Dari Kertas ke Kompasiana
Setelah semua selesai, saya memeriksa setiap tulisan. Saya teliti ejaan, tanda baca, kalimat, diksi, dan struktur. Bagi yang tulisannya sudah rapi, saya minta untuk diketik di Kompasiana. Alasannya sederhana: tulisan mereka layak dibaca lebih banyak orang. Bukan hanya saya yang menilai, tapi mereka juga saling membaca dan memberi komentar. Ada yang memuji gaya bahasa temannya, ada yang memberikan saran untuk memperkuat metafora dan diksi.

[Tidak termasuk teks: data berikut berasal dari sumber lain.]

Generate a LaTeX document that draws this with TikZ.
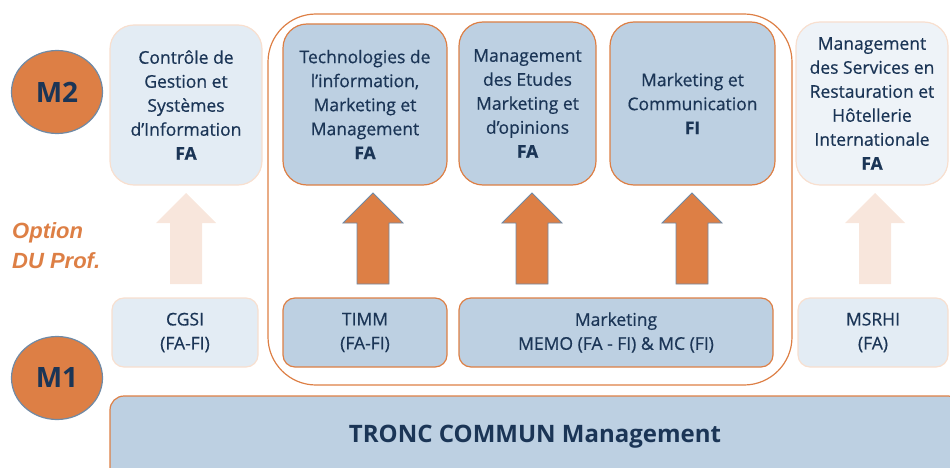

Data Kemendikbud (2023) menyebut minat menulis kreatif siswa Indonesia masih rendah. Namun hari itu saya melihat bukti sebaliknya: mereka mau menulis ketika topiknya dekat dengan hati.
Mengajar Menulis, Mengasah Empati
Tugas ini mungkin terlihat sederhana, tapi dampaknya besar.

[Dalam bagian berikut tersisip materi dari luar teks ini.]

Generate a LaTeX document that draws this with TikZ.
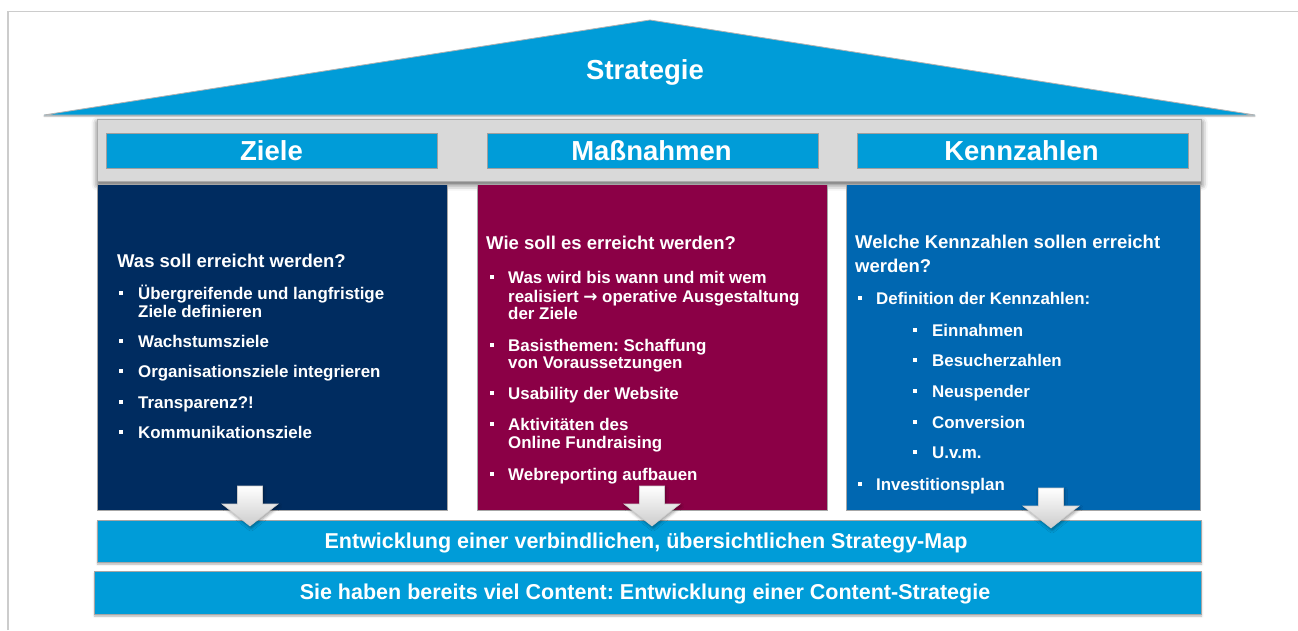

Pertama, mereka belajar bahwa menulis itu bukan sekadar memenuhi tugas sekolah, tapi juga media untuk menyalurkan rasa.
Kedua, mereka merasakan bahwa teks deskripsi bukan hanya menggambarkan benda atau tempat, tapi juga perasaan yang sulit diucapkan.

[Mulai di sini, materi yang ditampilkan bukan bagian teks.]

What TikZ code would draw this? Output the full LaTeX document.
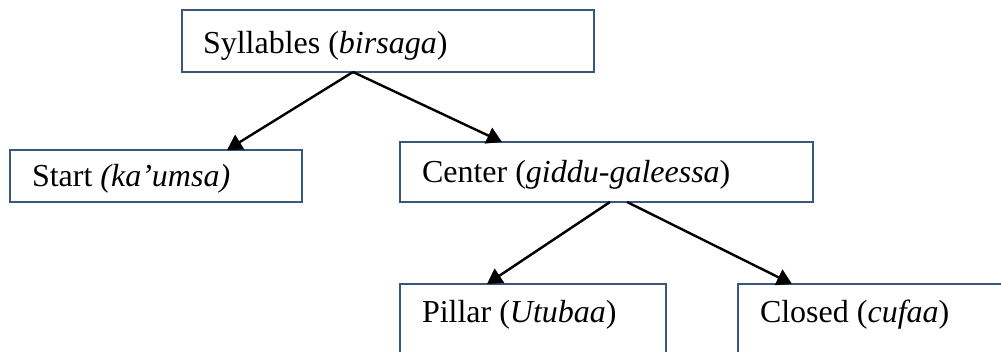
\documentclass[tikz,border=0pt]{standalone}
\usepackage{fontspec}
\setmainfont{Liberation Serif}
\usetikzlibrary{arrows.meta}
\definecolor{boxline}{RGB}{56,87,125}
\tikzset{
  box/.style={draw=boxline, line width=2.2pt, rectangle, anchor=north west,
              inner sep=0pt, outer sep=0pt},
  lbl/.style={anchor=base west, inner sep=0pt, outer sep=0pt,
              font=\fontsize{32}{38}\selectfont},
  conn/.style={draw=black, line width=2.4pt,
               -{Triangle[length=15pt,width=17pt]}},
}
\begin{document}
\begin{tikzpicture}[x=1pt, y=-1pt]
  \useasboundingbox (0,0) rectangle (1001,352);
  \clip (0,0) rectangle (1001,352);
  \fill[white] (0,0) rectangle (1001,352);

  % boxes
  \node[box, minimum width=412pt, minimum height=62pt] (top) at (182,10) {};
  \node[box, minimum width=292pt, minimum height=52pt] (start) at (10,150) {};
  \node[box, minimum width=413pt, minimum height=60pt] (center) at (400,142) {};
  \node[box, minimum width=266pt, minimum height=110pt] (pillar) at (400,284) {};
  \node[box, minimum width=280pt, minimum height=110pt] (closed) at (738,284) {};

  % labels
  \node[lbl] (topt) at (203,54) {Syllables (\textit{birsaga})};
  \node[lbl] (startt) at (32,187) {Start \textit{(ka’umsa)}};
  \node[lbl] (centert) at (422,183) {Center (\textit{giddu-galeessa})};
  \node[lbl] (pillart) at (422,323) {Pillar (\textit{Utubaa})};
  \node[lbl] (closedt) at (760,323) {Closed (\textit{cufaa})};

  % connectors
  \draw[conn] ([xshift=171pt]top.south west) -- ([xshift=217pt]start.north west);
  \draw[conn] ([xshift=171pt]top.south west) -- ([xshift=102pt]center.north west);
  \draw[conn] ([xshift=210pt]center.south west) -- ([xshift=87pt]pillar.north west);
  \draw[conn] ([xshift=227pt]center.south west) -- ([xshift=54pt]closed.north west);
\end{tikzpicture}
\end{document}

Ketiga, mereka mendapatkan pengalaman nyata bagaimana sebuah tulisan bisa menyentuh hati pembaca, bahkan orang yang tidak mereka kenal.
Panggung yang Lebih Luas
Kompasiana menjadi panggung mereka. Tulisan yang awalnya hanya untuk tugas sekolah, kini dibaca oleh banyak orang. Beberapa mendapat komentar positif dari pembaca luar. Bayangkan perasaan mereka ketika tahu tulisannya dihargai orang di luar lingkar pertemanan mereka. Ada rasa bangga, ada dorongan untuk menulis lagi, dan ada keyakinan bahwa suara mereka layak didengar.
Ketika Guru Juga Belajar
Hari itu saya belajar bahwa anak-anak punya banyak cerita, tapi butuh ruang yang aman untuk membagikannya. Lagu menjadi jembatan, tulisan menjadi wadah, dan Kompasiana menjadi panggung. Mereka bukan hanya siswa yang mengerjakan tugas, tapi juga penulis yang sedang belajar bicara lewat kata. Dan saya? Saya bukan hanya guru Bahasa Indonesia, tapi juga penonton pertama yang beruntung menyaksikan pertunjukan hati mereka.
Kadang, tugas sekolah hanyalah awal. Hal yang tak terduga adalah ketika tugas itu berubah menjadi panggung curhat tempat kata-kata bertemu emosi, dan emosi bertemu pembaca.